The idea that “first = best” is more narrative than truth.

What Second Movers Actually Gain

1. Validated Demand

Second movers don’t have to convince customers a problem exists. The market is warmed up. The value proposition is relatable. And messaging is easier because the story has already been told.

2. Clarity on Product-Market Fit Signals

Early entrants serve as free R&D. Their reviews, customer sentiment, and public struggles reveal what the market actually wants—and what it doesn’t.

Second movers use this feedback to build the product customers thought they were buying.

3. Better Timing With Technology and Cost Curves

Categories evolve. Costs drop. Infrastructure matures.

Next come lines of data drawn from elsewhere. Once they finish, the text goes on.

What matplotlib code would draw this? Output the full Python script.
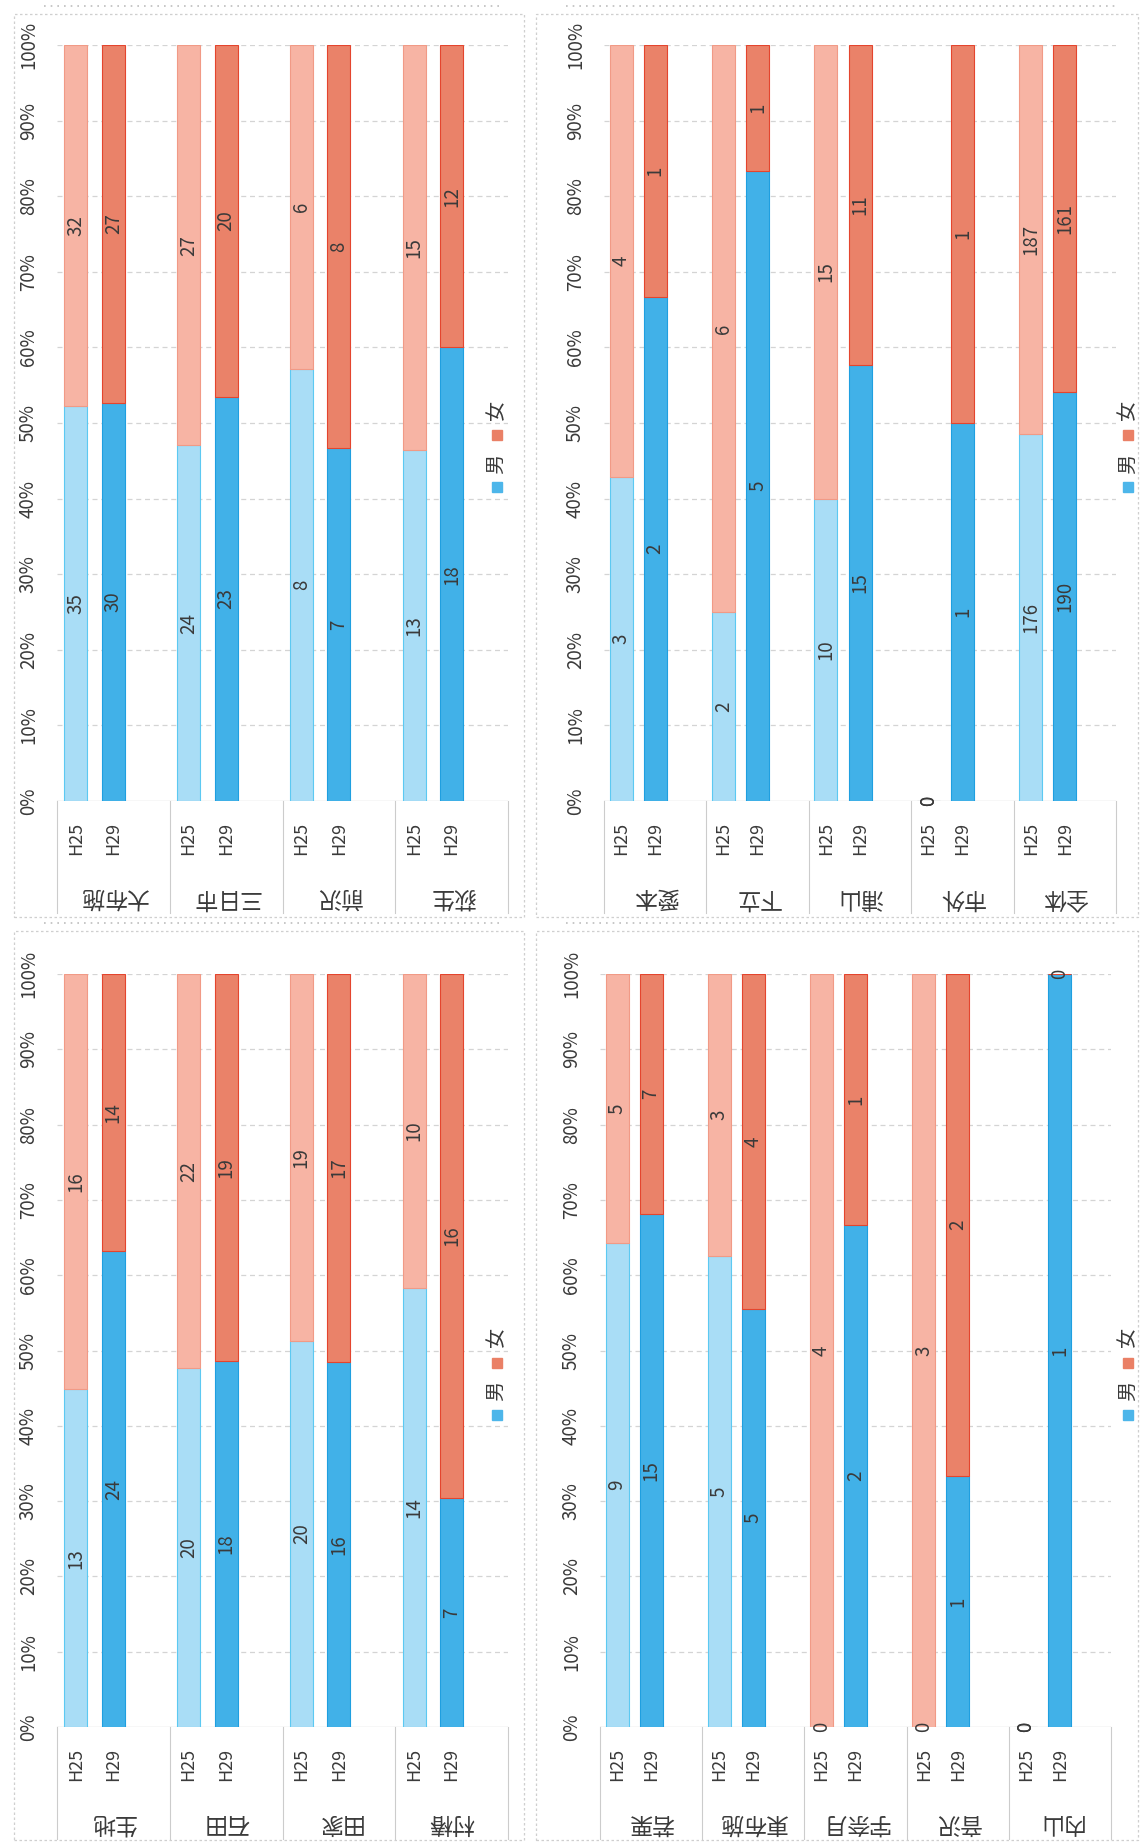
import matplotlib
matplotlib.use("Agg")
import matplotlib.pyplot as plt
from matplotlib.patches import Rectangle

plt.rcParams['font.family'] = ['Noto Sans CJK JP', 'DejaVu Sans']

# counts per district, H25 and H29, men / women
groups_tl = ['大布施', '三日市', '前沢', '荻生']
male_h25_tl = [35, 24, 8, 13]
female_h25_tl = [32, 27, 6, 15]
male_h29_tl = [30, 23, 7, 18]
female_h29_tl = [27, 20, 8, 12]

groups_bl = ['生地', '石田', '田家', '村椿']
male_h25_bl = [13, 20, 20, 14]
female_h25_bl = [16, 22, 19, 10]
male_h29_bl = [24, 18, 16, 7]
female_h29_bl = [14, 19, 17, 16]

groups_tr = ['愛本', '下立', '浦山', '市外', '全体']
male_h25_tr = [3, 2, 10, 0, 176]
female_h25_tr = [4, 6, 15, 0, 187]
male_h29_tr = [2, 5, 15, 1, 190]
female_h29_tr = [1, 1, 11, 1, 161]

groups_br = ['若栗', '東布施', '宇奈月', '音沢', '内山']
male_h25_br = [9, 5, 0, 0, 0]
female_h25_br = [5, 3, 4, 3, 0]
male_h29_br = [15, 5, 2, 1, 1]
female_h29_br = [7, 4, 1, 2, 0]

years = ['H25', 'H29']
pct_ticks = [0, .1, .2, .3, .4, .5, .6, .7, .8, .9, 1.0]
pct_labels = ['0%', '10%', '20%', '30%', '40%', '50%', '60%', '70%', '80%', '90%', '100%']

W, H = 1148, 1848
fig = plt.figure(figsize=(W / 100, H / 100), dpi=100)
fig.patch.set_facecolor('white')

male_col = ['#a9ddf6', '#41b1e8']
male_edge = ['#5cc9f2', '#1f9fe0']
fem_col = ['#f7b4a4', '#ea8269']
fem_edge = ['#f19a86', '#e4452e']
txt = '#3a3a3a'
grid = '#d4d4d4'


def frame(x0, y0, x1, y1):
    fig.patches.append(Rectangle((x0 / W, 1 - y1 / H), (x1 - x0) / W, (y1 - y0) / H,
                                 transform=fig.transFigure, fill=False,
                                 edgecolor='#cfcfcf', lw=0.9, ls=(0, (2, 2))))
    # cut-off heading line along the top of the page
    fig.add_artist(plt.Line2D([(x0 + 30) / W, (x1 - 20) / W], [1 - (y0 - 8) / H] * 2,
                              color='#bdbdbd', lw=1.2, ls=(0, (1, 3))))


def panel(x0, y0, x1, y1, groups, m25, f25, m29, f29, leg_x):
    ax = fig.add_axes([x0 / W, 1 - y1 / H, (x1 - x0) / W, (y1 - y0) / H])
    n = len(groups)
    hpx = y1 - y0
    slot = (x1 - x0) / (3 * n)
    bw = 23 / slot
    ax.set_xlim(-0.5, 3 * n - 0.5)
    ax.set_ylim(0, 1)
    for s in ax.spines.values():
        s.set_visible(False)
    ax.set_yticks(pct_ticks)
    ax.set_yticklabels(pct_labels, rotation=90, va='center', fontsize=13.5, color=txt)
    ax.tick_params(axis='y', length=0, pad=13)
    for t in pct_ticks[1:]:
        ax.axhline(t, color=grid, lw=0.9, ls=(0, (4, 3)), zorder=0)
    ax.axhline(0, color='#c4c4c4', lw=0.9, zorder=0)

    xt, xl = [], []
    for yi, (mv, fv) in enumerate([(m25, f25), (m29, f29)]):
        for g in range(n):
            pos = 3 * g + yi
            xt.append(pos)
            xl.append(years[yi])
            tot = mv[g] + fv[g]
            mf = mv[g] / tot if tot else 0
            ff = fv[g] / tot if tot else 0
            ax.bar(pos, mf, bw, color=male_col[yi], edgecolor=male_edge[yi], lw=0.8)
            ax.bar(pos, ff, bw, bottom=mf, color=fem_col[yi], edgecolor=fem_edge[yi], lw=0.8)
            ax.text(pos, mf / 2, str(mv[g]), rotation=90, ha='center', va='center',
                    fontsize=13.5, color=txt)
            ax.text(pos, mf + ff / 2, str(fv[g]), rotation=90, ha='center', va='center',
                    fontsize=13.5, color=txt)
    ax.set_xticks(xt)
    ax.set_xticklabels(xl, rotation=90, fontsize=13, color=txt)
    ax.tick_params(axis='x', length=0, pad=15)

    tr = ax.get_xaxis_transform()
    for g in range(n + 1):
        ax.plot([3 * g - 0.5] * 2, [0, -112 / hpx], transform=tr, clip_on=False,
                color='#cccccc', lw=0.8)
    for g in range(n):
        ax.text(3 * g + 1, -96 / hpx, groups[g], transform=tr, rotation=180,
                ha='center', va='center', fontsize=16.5, color=txt)

    # legend drawn rotated like the rest of the sheet
    ym = y0 + 0.49 * hpx
    for dy, col, lab in [(72, '#4db6ea', None), (48, None, '男'), (20, '#ea8066', None), (-6, None, '女')]:
        yy = ym + dy
        if col:
            fig.patches.append(Rectangle(((leg_x - 5) / W, 1 - (yy + 5) / H), 10 / W, 10 / H,
                                         transform=fig.transFigure, color=col))
        else:
            fig.text(leg_x / W, 1 - yy / H, lab, rotation=90, ha='center', va='center',
                     fontsize=14.5, color=txt)
    return ax


frame(14, 14, 524, 917)
frame(536, 14, 1138, 917)
frame(14, 931, 524, 1840)
frame(536, 931, 1138, 1840)

panel(57, 45, 508, 801, groups_tl, male_h25_tl, female_h25_tl, male_h29_tl, female_h29_tl, 497)
panel(604, 45, 1116, 801, groups_tr, male_h25_tr, female_h25_tr, male_h29_tr, female_h29_tr, 1128)
panel(57, 974, 508, 1727, groups_bl, male_h25_bl, female_h25_bl, male_h29_bl, female_h29_bl, 497)
panel(600, 974, 1111, 1727, groups_br, male_h25_br, female_h25_br, male_h29_br, female_h29_br, 1128)

fig.savefig('out.png', dpi=100, facecolor='white')
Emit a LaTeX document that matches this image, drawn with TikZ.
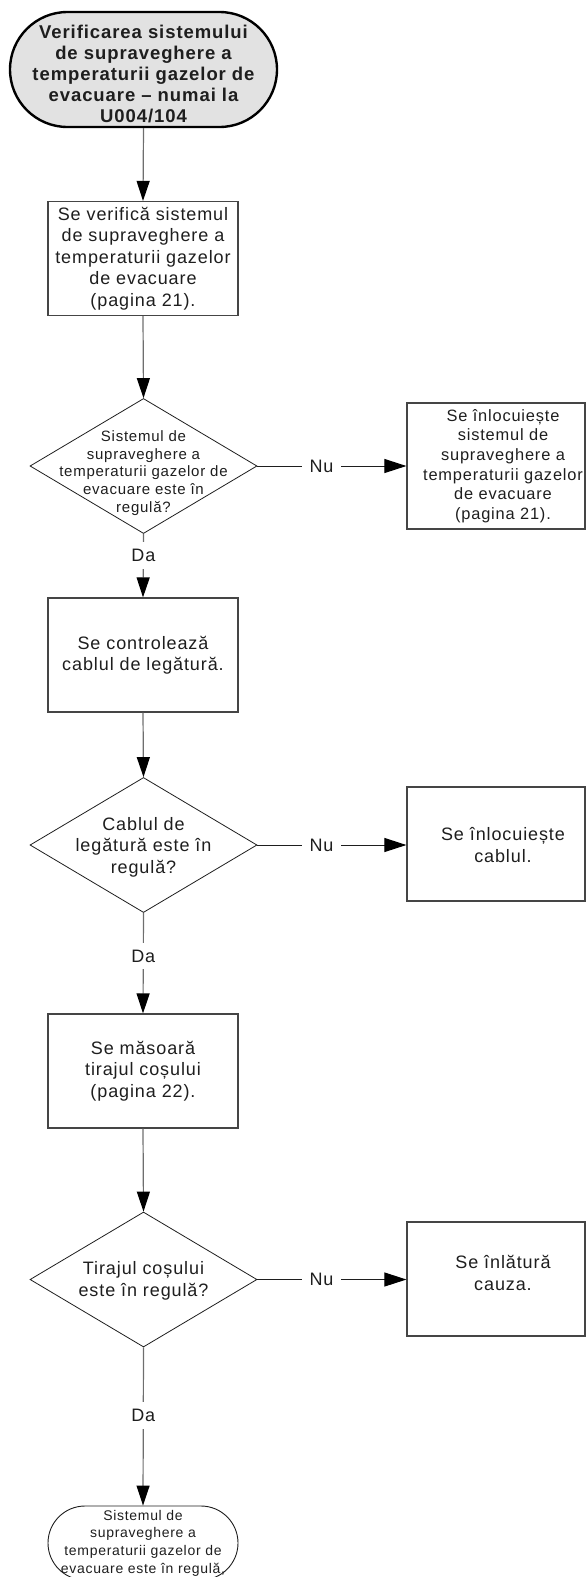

When you don’t rush, you’re free to enter when the economics make sense, not when they’re artificially inflated by hype cycles.

4. The Ability to Out-Execute

Most markets aren’t won by the first idea—they’re won by the best execution.
A startup entering at the right time with sharper focus, superior UX, or a clearer business model can surpass early players who spread themselves thin.

5. Talent and Partnerships Become Easier

After the pioneers blaze the trail, the ecosystem knows what skills, integrations, and partnerships are required.
Second movers can assemble the right team and alliances with greater precision.

Examples: Late Entrants Who Became Category Leaders

Google (vs. early search engines like AltaVista and Yahoo!)

Google wasn’t the first search engine. It simply built a far better one. By waiting until the weaknesses of early models were exposed, it focused on relevance, speed, and a cleaner UI.

Facebook (vs. MySpace and Friendster)

The market had been educated about social networking. Facebook entered with more structure, exclusivity, and a cleaner product—and scaled more sustainably.

Apple’s iPod and iPhone (vs. early MP3 players and smartphones)

Apple didn’t invent MP3 players or smartphones. It waited until hardware costs dropped, user frustrations were clear, and consumer expectations matured. The result: category domination.

Slack (vs. HipChat and IRC)

Slack wasn’t first to team communication. But it refined the UX and understood the modern workflows that previous tools underestimated.

The pattern repeats across many industries: payment systems, ride-sharing, food delivery, e-commerce, and even SaaS categories like CRMs and project management.

When Second-Mover Strategy Works Best

Being second is advantageous when:

  • The market is large but early

  • Customer behavior is still forming

  • Incumbents are spending heavily on education

  • The cost to build is currently high but dropping

  • Technology or regulation is in flux

  • Existing competitors have clear weaknesses you can exploit

This strategy is less effective when network effects are extremely strong or when winner-take-all dynamics lock out competitors.

How Startups Can Practice Strategic Patience

1. Study pioneers obsessively

Track their product evolution, customer complaints, pricing pivots, hiring patterns, and failed experiments.

2. Enter with intentional differentiation

Being second is only a strength if you’re better, not just later.

3. Use timing as a weapon

Launch during technology maturity points, cost curve drops, or when consumer preferences shift.

4. Build a superior go-to-market motion

Often, GTM—not product—is the biggest advantage second movers can exploit.

5. Stay quiet until you're ready

Strategic silence avoids alerting incumbents prematurely.

Closing Thoughts

The second-mover advantage is not about hesitation. It’s about discipline. It’s the art of allowing others to rush into uncertainty while you observe, interpret, refine, and strike with precision. In markets where noise, hype, and speed dominate, true leverage comes from clarity—and clarity is often a product of patience.

Success doesn’t always reward the first mover. It rewards the one who moves right.